Sure, in the longer-term these new citizens might be the kind of strivers who could make up a refreshed Republican coalition. But short-lived politicians are understandably wary of notions that won’t produce any benefit before those same politicians are past their sell-by date. It takes a brave chap to say to hell with that, let’s do it because we should.
There’s a question of moral hazard too. Republicans remember how Ronald Reagan signed what was essentially an amnesty bill. All that did, however, was kick the can down the road for another generation. It did not solve the problem. Now perhaps this is because the problem, alas, resists solution. Nevertheless, the conservative view that once bitten, twice shy is neither stupid nor necessarily reprehensible.
So I don’t disagree with Max Boot when he says it would be useful if Republicans thought again about the DREAM Act but I think doing so will not be enough to solve the GOP’s hispanic problem.
Because it is not just about immigration. It is about belonging. It is about respect. It is about being part of the American family. As Matt Yglesias observes – in a characteristically excellent post – the GOP doesn’t understand this.
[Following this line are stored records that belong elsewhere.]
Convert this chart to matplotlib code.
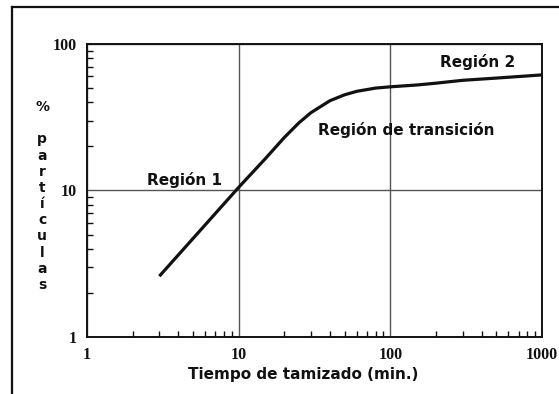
import numpy as np
import matplotlib
matplotlib.use("Agg")
import matplotlib.pyplot as plt
from matplotlib.lines import Line2D
from matplotlib.ticker import LogLocator, NullFormatter, FixedLocator, FixedFormatter

# curva de tamizado: tiempo (min) vs % de partículas
tiempo = [3, 5, 10, 15, 20, 25, 30, 40, 50, 60, 80, 100, 150, 200, 300, 500, 1000]
particulas = [2.6, 4.7, 10.5, 16.5, 23, 29, 34, 41, 45, 47.5, 50, 51, 52.5, 54, 56.5, 58.5, 61.5]

xticks = [1, 10, 100, 1000]
xtick_labels = ["1", "10", "100", "1000"]
yticks = [1, 10, 100]
ytick_labels = ["1", "10", "100"]

ink = "#111111"

fig = plt.figure(figsize=(5.59, 3.94), dpi=100)
ax = fig.add_axes([0.1556, 0.1447, 0.814, 0.7437])

ax.plot(tiempo, particulas, color=ink, lw=2.3, solid_capstyle="butt", solid_joinstyle="round")

ax.set_xscale("log")
ax.set_yscale("log")
ax.set_xlim(1, 1000)
ax.set_ylim(1, 100)

ax.xaxis.set_major_locator(FixedLocator(xticks))
ax.xaxis.set_major_formatter(FixedFormatter(xtick_labels))
ax.yaxis.set_major_locator(FixedLocator(yticks))
ax.yaxis.set_major_formatter(FixedFormatter(ytick_labels))
ax.xaxis.set_minor_locator(LogLocator(base=10, subs=np.arange(2, 10)))
ax.yaxis.set_minor_locator(LogLocator(base=10, subs=np.arange(2, 10)))
ax.xaxis.set_minor_formatter(NullFormatter())
ax.yaxis.set_minor_formatter(NullFormatter())

ax.tick_params(which="major", length=0, pad=7)
ax.tick_params(which="minor", direction="in", length=4, width=1, color=ink)
for lab in ax.get_xticklabels() + ax.get_yticklabels():
    lab.set_fontfamily("Liberation Serif")
    lab.set_fontweight("bold")
    lab.set_fontsize(11.5)
    lab.set_color(ink)

ax.grid(True, which="major", color="#555555", lw=1.0)
ax.set_axisbelow(True)

for side in ["left", "bottom", "top", "right"]:
    ax.spines[side].set_color(ink)
    ax.spines[side].set_linewidth(1.4)

txt = dict(fontfamily="DejaVu Sans", fontweight="bold", fontsize=11, color=ink,
           transform=ax.transAxes)
ax.text(0.2154, 0.536, "Región 1", ha="center", va="center", **txt)
ax.text(0.5077, 0.7065, "Región de transición", ha="left", va="center", **txt)
ax.text(0.9407, 0.9386, "Región 2", ha="right", va="center", **txt)

fig.text(303 / 559, 1 - 375 / 394, "Tiempo de tamizado (min.)", ha="center", va="center",
         fontfamily="DejaVu Sans", fontweight="bold", fontsize=11, color=ink)
fig.text(42 / 559, 1 - 196 / 394, "%\n\np\na\nr\nt\ní\nc\nu\nl\na\ns", ha="center", va="center",
         fontfamily="DejaVu Sans", fontweight="bold", fontsize=10, color=ink, linespacing=1.2)

# marco exterior (solo lados izquierdo y superior quedan dentro)
fig.add_artist(Line2D([11.5 / 559, 11.5 / 559], [0, 1 - 6.5 / 394], color=ink, lw=1.6,
                      transform=fig.transFigure))
fig.add_artist(Line2D([11.5 / 559, 1], [1 - 6.5 / 394, 1 - 6.5 / 394], color=ink, lw=1.6,
                      transform=fig.transFigure))

fig.savefig("out.png", dpi=100)
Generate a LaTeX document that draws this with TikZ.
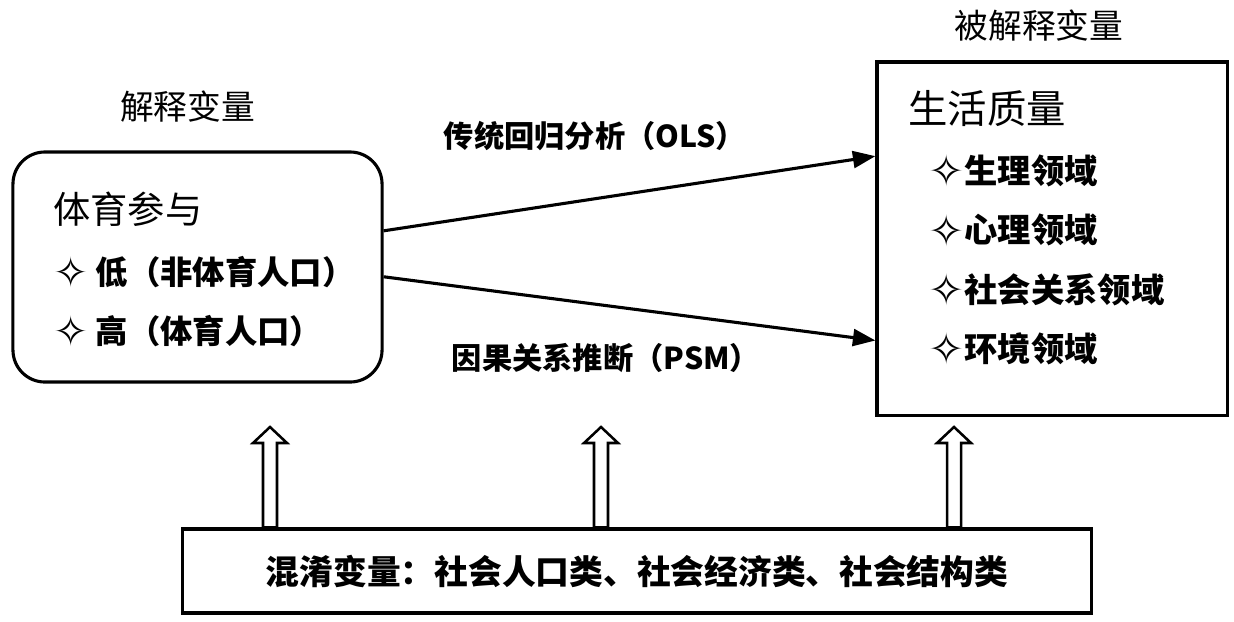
\documentclass[tikz,border=0pt]{standalone}
\usepackage{fontspec}
\setmainfont{Noto Sans CJK SC}
\newfontfamily\symfont{DejaVu Sans}
\usetikzlibrary{arrows.meta,calc}
\newcommand{\dia}{\raisebox{-.1em}{\scalebox{1.3}{\symfont\bfseries ✧}}}

\begin{document}
\begin{tikzpicture}[x=.025cm,y=-.025cm,
	box/.style={draw,line width=2.2pt,inner sep=0},
	txt/.style={inner sep=0,font=\bfseries\fontsize{23}{28}\selectfont},
	head/.style={inner sep=0,font=\fontsize{24}{28}\selectfont},
	link/.style={line width=2.2pt,-{Triangle[length=16pt,width=12pt]}},
	hollow/.style={draw,fill=white,line width=1.8pt,line join=miter}]
			\useasboundingbox (0,0) rectangle (1234,621);
			\node[box,rounded corners=.8cm,minimum width=9.225cm,minimum height=5.75cm] (part) at (197.5,267) {};
			\node[box,minimum width=8.75cm,minimum height=8.825cm] (qol) at (1052,238.5) {};
			\node[box,minimum width=22.7cm,minimum height=2.1cm,font=\bfseries\fontsize{24}{28}\selectfont] (conf) at (637,571) {混淆变量：社会人口类、社会经济类、社会结构类};
			\node[head] (explab) at (187.5,107) {解释变量};
			\node[head] (reslab) at (1039,26) {被解释变量};
			\node[head,anchor=west,font=\fontsize{26.5}{30}\selectfont] (sport) at (53,209) {体育参与};
			\node[head,anchor=west,font=\fontsize{28}{32}\selectfont] (life) at (908,109) {生活质量};
			\foreach \t/\y [count=\i] in {低（非体育人口）/272,高（体育人口）/331} \node[txt,anchor=west] (lvl\i) at (53,\y) {\dia\ \t};
			\foreach \t [count=\i from 0] in {生理领域,心理领域,社会关系领域,环境领域} \node[txt,anchor=west,font=\bfseries\fontsize{23.7}{28}\selectfont] (dom\i) at (928,{171+59.3*\i}) {\dia\t};
			\node[txt,font=\bfseries\fontsize{21.5}{26}\selectfont] (ols) at (595,136) {传统回归分析（OLS）};
			\node[txt,font=\bfseries\fontsize{21.5}{26}\selectfont] (psm) at (606,358) {因果关系推断（PSM）};
			\draw[link] (part.11.9) -- (qol.155);
			\draw[link] (part.-3.7) -- (qol.210.6);
			\foreach \x in {270,601,954} \draw[hollow] (\x,427) coordinate (tip) -- ++(17,16) -- ++(-10,0) coordinate (r) -- (r |- conf.north) -- ++(-14,0) coordinate (l) -- (l |- r) -- ++(-10,0) -- cycle;
		\end{tikzpicture}
\end{document}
Remember the brouhaha over Sonia Sotomayor’s nomination to the Supreme Court? Conservative snake-oil salesmen rushed to portray her as an “affirmative action” pick who was, anyway, some kind of racist because she had the temerity to suggest that her own background might prove a useful qualification for a place on the court.
You don’t need to be an illegal immigrant to be annoyed by that. Sure, being hispanic may have helped Sotomayor in as much as Obama selected her rather than another just as equally-qualified judge but so what? Only idiots would choose to suggest or imply that the only way a hispanic woman could get to the Supreme Court would be if the barriers for nomination were lowered. Yet that is what many of the noisier elements of the conservative movement suggested. And they are surprised that latino voters were listening and remembered this? Sheesharama.
More, much more, than this however is the fact that the GOP cannot pander its way to success with hispanic voters. It needs policies that work for hispanic voters and it needs to trust that hispanic voters will be smart and sufficiently self-interested to appreciate that GOP candidates offer a better way ahead. That means that while immigration is important it is not everything. The GOP needs to reconnect with ordinary, anxious Americans earning between $40,000 and $80,000 a year. If it does and if it can moderate the tone it uses when speaking about immigration and other latino-related issues then it can begin to do better.
Are hispanics part of the American brotherhood or not? I suspect many think the GOP thinks they are not “real Americans”. But they are. And until the Republican party persuades them they are part of the American fabric it is going to be in trouble.